One of his tweets claimed that "Only 25 percent want the President Impeached" — a claim that CNN fact-checker Daniel Dale couldn't find much support for. One poll the president could potentially be referencing found that 25 percent of Republicans and Republican-leaning independents approve of the impeachment inquiry — a number that is actually pretty high. But Trump has repeatedly suggested or implied that the only thing that matters to him is the support he has among his own voters — a circular and nonsensical view.

He's not just tweeting about his own impeachment and Joe Biden. He's also lashing out at other favorite targets, such as Hillary Clinton and Barack Obama. And he's attack House Intelligence Committee Chair Adam Schiff, a California Democrat, who is leading the impeachment inquiry against Trump. Schiff has become a target for right-wing media for his prominent role, and on Wednesday Trump declared he is "a disgrace to our Country!" In one tweet, he even accused Special Counsel Robert Mueller of lying to Congress, based on a thinly sourced Fox New story.

Donald Trump Jr. has been getting promoted by his father on Twitter amidst the furor. He's a devoted defender of the president and has repeatedly fired off attacks on the government whistleblower who sparked the scrutiny of the Ukraine scandal. The president has gleefully retweeted those attacks, but they're largely beside the point — the White House and Trump himself have repeatedly confirmed the bulk of the whistleblower's complaint, so his or her accuracy or supposed bias is no longer relevant.

Trump has tweeted some about policy, mentioning the tweaked version of NAFTA (what he calls the USMCA) that he is trying to push through Congress and boasting about the large number of judges he has confirmed as president. But largely, the tweets reveal how little Trump is focused on policy — he's obsessed with his own political standing and going after his perceived enemies.
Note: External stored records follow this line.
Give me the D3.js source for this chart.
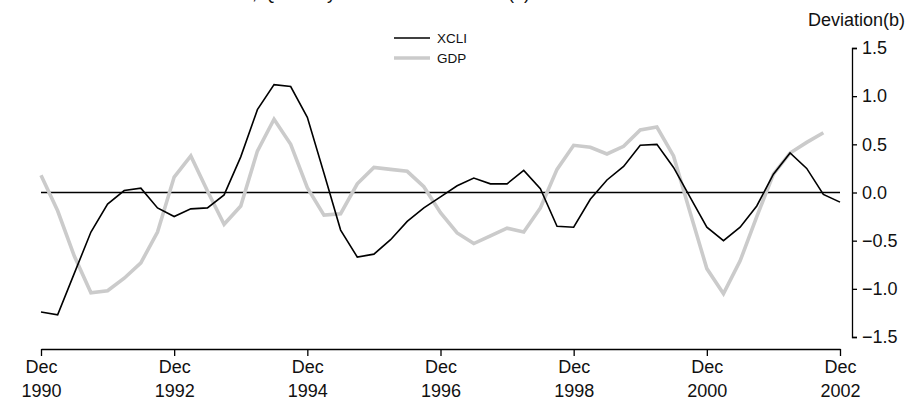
<!DOCTYPE html>
<html>
<head>
<meta charset="utf-8">
<script src="https://cdn.jsdelivr.net/npm/d3@7"></script>
<style>
  html, body { margin: 0; padding: 0; background: #fff; }
  svg { display: block; font-family: "Liberation Sans", Arial, sans-serif; }
  .tick-label { font-size: 18px; fill: #111; }
  .legend-label { font-family: "Liberation Sans Narrow", "Liberation Sans", sans-serif; font-size: 13.5px; fill: #111; }
</style>
</head>
<body>
<script>
// Quarterly series, first point is Dec quarter 1990
const START_LABEL = "Dec";
const YEAR_LABELS = ["1990", "1992", "1994", "1996", "1998", "2000", "2002"];
const Y_TICKS = [-1.5, -1.0, -0.5, 0.0, 0.5, 1.0, 1.5];

const XCLI = [
  -1.24, -1.27, -0.84, -0.41, -0.12, 0.02, 0.045, -0.16, -0.25, -0.17,
  -0.16, -0.025, 0.37, 0.86, 1.12, 1.10, 0.78, 0.20, -0.39, -0.67,
  -0.64, -0.49, -0.30, -0.16, -0.045, 0.07, 0.15, 0.09, 0.09, 0.23,
  0.04, -0.35, -0.36, -0.07, 0.13, 0.27, 0.49, 0.50, 0.26, -0.05,
  -0.36, -0.50, -0.36, -0.14, 0.19, 0.41, 0.25, -0.02, -0.10
];
const GDP = [
  0.18, -0.19, -0.66, -1.04, -1.02, -0.89, -0.73, -0.41, 0.16, 0.38,
  0.015, -0.33, -0.14, 0.43, 0.76, 0.50, 0.05, -0.235, -0.22, 0.09,
  0.26, 0.24, 0.22, 0.06, -0.21, -0.42, -0.53, -0.45, -0.37, -0.41,
  -0.16, 0.24, 0.49, 0.47, 0.40, 0.48, 0.65, 0.68, 0.38, -0.21,
  -0.79, -1.05, -0.71, -0.25, 0.19, 0.41, 0.52, 0.62
];

const W = 914, H = 403;
const svg = d3.select("body").append("svg").attr("width", W).attr("height", H);

// quarter index -> px; 48 quarters across the 12 years shown
const x = d3.scaleLinear().domain([0, 48]).range([41, 840]);
const y = d3.scaleLinear().domain([-1.5, 1.5]).range([337, 48]);

// clipped title at the very top
svg.append("text")
  .attr("x", 530).attr("y", -1.5)
  .attr("text-anchor", "end")
  .attr("class", "tick-label")
  .text("XCLI and GDP, Quarterly Deviation from Trend(a)");

// zero line
svg.append("line")
  .attr("x1", x(0)).attr("x2", x(48))
  .attr("y1", y(0)).attr("y2", y(0))
  .attr("stroke", "#000").attr("stroke-width", 1.6);

// series
const line = d3.line().x((d, i) => x(i)).y((d) => y(d));
svg.append("path").datum(GDP)
  .attr("d", line).attr("fill", "none")
  .attr("stroke", "#cbcbcb").attr("stroke-width", 3.6)
  .attr("stroke-linejoin", "miter");
svg.append("path").datum(XCLI)
  .attr("d", line).attr("fill", "none")
  .attr("stroke", "#000").attr("stroke-width", 1.6)
  .attr("stroke-linejoin", "miter");

// bottom axis
const xAx = d3.axisBottom(x)
  .tickValues(YEAR_LABELS.map((d, i) => i * 8))
  .tickSize(7).tickSizeOuter(0).tickFormat("");
const gx = svg.append("g").attr("transform", "translate(0,349)").call(xAx);
gx.select(".domain").attr("stroke", "#000").attr("stroke-width", 1.3);
gx.selectAll(".tick line").attr("stroke", "#000").attr("stroke-width", 1.3);
gx.selectAll(".tick").each(function (d, i) {
  const t = d3.select(this);
  t.append("text").attr("class", "tick-label").attr("fill", "#111")
    .attr("text-anchor", "middle").attr("y", 24).text(START_LABEL);
  t.append("text").attr("class", "tick-label").attr("fill", "#111")
    .attr("text-anchor", "middle").attr("y", 48).text(YEAR_LABELS[i]);
});

// right axis, ticks pointing outwards
const yAx = d3.axisRight(y).tickValues(Y_TICKS).tickSize(5).tickSizeOuter(5)
  .tickPadding(5).tickFormat(d3.format(".1f"));
const gy = svg.append("g").attr("transform", "translate(852,0)").call(yAx);
gy.select(".domain").attr("stroke", "#000").attr("stroke-width", 1.3);
gy.selectAll(".tick line").attr("stroke", "#000").attr("stroke-width", 1.3);
gy.selectAll(".tick text").attr("class", "tick-label")
  .attr("font-family", null).attr("font-size", null).attr("fill", "#111");

svg.append("text").attr("class", "tick-label")
  .attr("x", 905).attr("y", 26).attr("text-anchor", "end")
  .text("Deviation(b)");

// legend
const legend = [
  { name: "XCLI", color: "#000", width: 1.6 },
  { name: "GDP", color: "#cbcbcb", width: 3.6 },
];
const lg = svg.append("g").attr("transform", "translate(394,38)");
legend.forEach((d, i) => {
  lg.append("line").attr("x1", 0).attr("x2", 36)
    .attr("y1", i * 20).attr("y2", i * 20)
    .attr("stroke", d.color).attr("stroke-width", d.width);
  lg.append("text").attr("class", "legend-label")
    .attr("x", 43).attr("y", i * 20 + 5).text(d.name);
});
</script>
</body>
</html>
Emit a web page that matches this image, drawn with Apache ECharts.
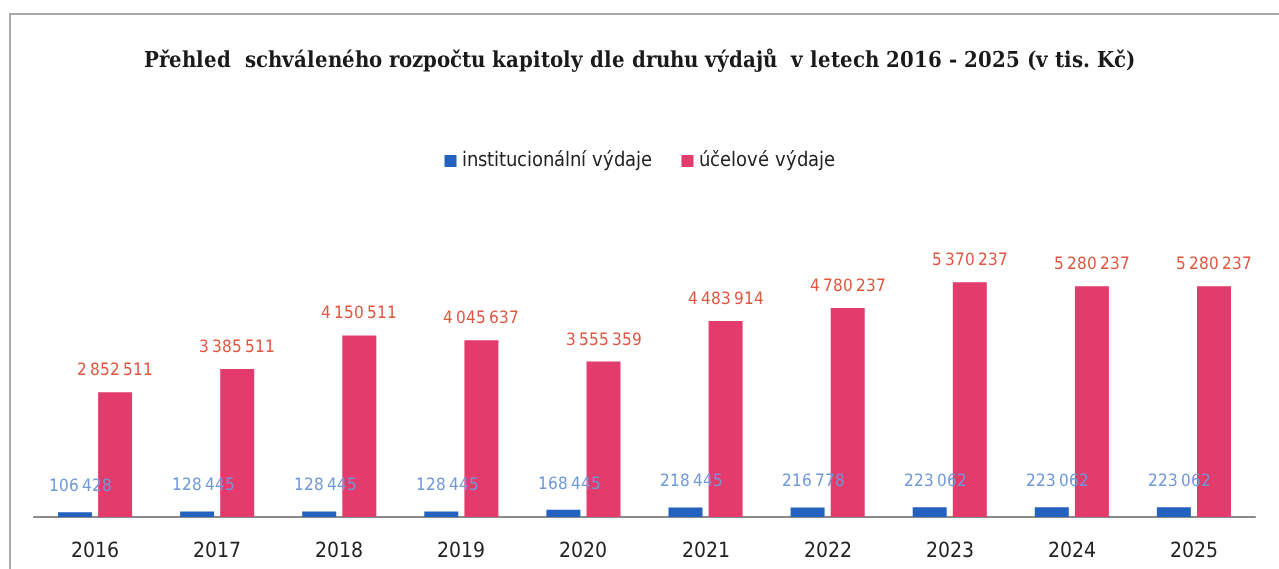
<!DOCTYPE html>
<html>
<head>
<meta charset="utf-8">
<script src="https://cdn.jsdelivr.net/npm/echarts@6/dist/echarts.min.js"></script>
<style>
  @font-face {
    font-family: 'NarrowSans';
    src: local('Liberation Sans Narrow'), local('LiberationSansNarrow-Regular'),
         local('DejaVu Sans Condensed'), local('DejaVuSansCondensed');
  }
  @font-face {
    font-family: 'NarrowSerifBold';
    src: local('DejaVu Serif Condensed Bold'), local('DejaVuSerifCondensed-Bold'),
         local('Liberation Serif Bold'), local('LiberationSerif-Bold');
  }
  html, body { margin: 0; padding: 0; background: #fff; }
  #chart { width: 1279px; height: 569px; }
</style>
</head>
<body>
<div id="chart"></div>
<script>
  // hodnoty v tis. Kč
  var years = ['2016', '2017', '2018', '2019', '2020', '2021', '2022', '2023', '2024', '2025'];
  var instVydaje = [106428, 128445, 128445, 128445, 168445, 218445, 216778, 223062, 223062, 223062];
  var ucelVydaje = [2852511, 3385511, 4150511, 4045637, 3555359, 4483914, 4780237, 5370237, 5280237, 5280237];

  var narrow = 'NarrowSans, "DejaVu Sans", sans-serif';

  // oddělovač tisíců – úzká mezera
  function fmt(v) {
    return String(v).replace(/\B(?=(\d{3})+(?!\d))/g, '\u202F');
  }

  function draw() {
    var chart = echarts.init(document.getElementById('chart'));
    chart.setOption({
      animation: false,
      title: {
        text: 'Přehled  schváleného rozpočtu kapitoly dle druhu výdajů  v letech 2016 - 2025 (v tis. Kč)',
        left: 'center',
        top: 45,
        textStyle: {
          fontFamily: 'NarrowSerifBold, "DejaVu Serif", serif',
          fontWeight: 'bold',
          fontSize: 22,
          color: '#1a1a1a'
        }
      },
      legend: {
        top: 146,
        left: 'center',
        itemWidth: 12,
        itemHeight: 12,
        itemGap: 30,
        icon: 'rect',
        textStyle: { fontFamily: narrow, fontSize: 20, color: '#222' },
        data: ['institucionální výdaje', 'účelové výdaje']
      },
      graphic: [{
        type: 'rect',
        shape: { x: 10, y: 14, width: 1300, height: 600 },
        style: { fill: 'none', stroke: '#aaa', lineWidth: 2 },
        silent: true
      }],
      grid: { left: 34, right: 24, top: 211, bottom: 52 },
      xAxis: {
        type: 'category',
        data: years,
        axisTick: { show: false },
        axisLine: { lineStyle: { color: '#8a8a8a', width: 2 } },
        axisLabel: { fontFamily: narrow, fontSize: 21, color: '#222', margin: 24 }
      },
      yAxis: {
        type: 'value',
        min: 0,
        max: 7000000,
        show: false,
        splitLine: { show: false }
      },
      series: [
        {
          name: 'institucionální výdaje',
          type: 'bar',
          data: instVydaje,
          barWidth: 34,
          barGap: '18%',
          itemStyle: { color: '#2462bf' },
          label: {
            show: true,
            position: 'top',
            distance: 17,
            offset: [6, 0],
            fontFamily: narrow,
            fontSize: 17,
            color: '#6e98d8',
            formatter: function (p) { return fmt(p.value); }
          }
        },
        {
          name: 'účelové výdaje',
          type: 'bar',
          data: ucelVydaje,
          barWidth: 34,
          itemStyle: { color: '#e33c6c' },
          label: {
            show: true,
            position: 'top',
            distance: 13,
            fontFamily: narrow,
            fontSize: 17,
            color: '#e0563e',
            formatter: function (p) { return fmt(p.value); }
          }
        }
      ]
    });
  }

  Promise.all([
    document.fonts.load('20px NarrowSans'),
    document.fonts.load('bold 20px NarrowSerifBold')
  ]).then(draw, draw);
</script>
</body>
</html>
His legislative agenda is dead in the water, and he has little to offer the country but bigotry and broken promises.

That's why it's not surprising that, as the Daily Beast reported, Republicans are not thrilled with his impeachment strategy. According to reporters Sam Stein, Asawin Suebsaeng and Sam Broedy:

The fear emanating from Capitol Hill and other corners of the GOP is that Trump’s proclivity for going on the attack is harming his long-term political prospects. And as poll numbers continue to show growing support for impeaching him over his encouragement of foreign governments to investigate Joe Biden’s son’s work in Ukraine, Republicans are suggesting that he fine-tune his approach.

“He should issue an ever-increasing stream of policy initiatives that have nothing to do with impeachment,” said Dick Morris, the longtime GOP political consultant who informally advised President Bill Clinton when he too was facing impeachment. “You just have to make sausage every day and put it up on a nail,” he added. “The public will look for other stuff to follow. And that will be what Trump is putting out there.”

But Trump has no capacity to ignore attacks and criticism and just move on. And he's never shown much interest in actually doing the job of president. The most significant thing he's done since impeachment began in earnest — withdrawing American troops from northern Syria, abandoning the United States' Kurdish allies to likely attacks from Turkish forces — has served to infuriate Republicans, not win them to his side.

The best bet, of course, is still that Trump will be impeached in the House and survive a trial in the Senate. And perhaps Trump's strategy of distraction and outrage will, in fact, serve well to inflame his base and secure his Republican support. But GOP lawmakers won't be happy about it.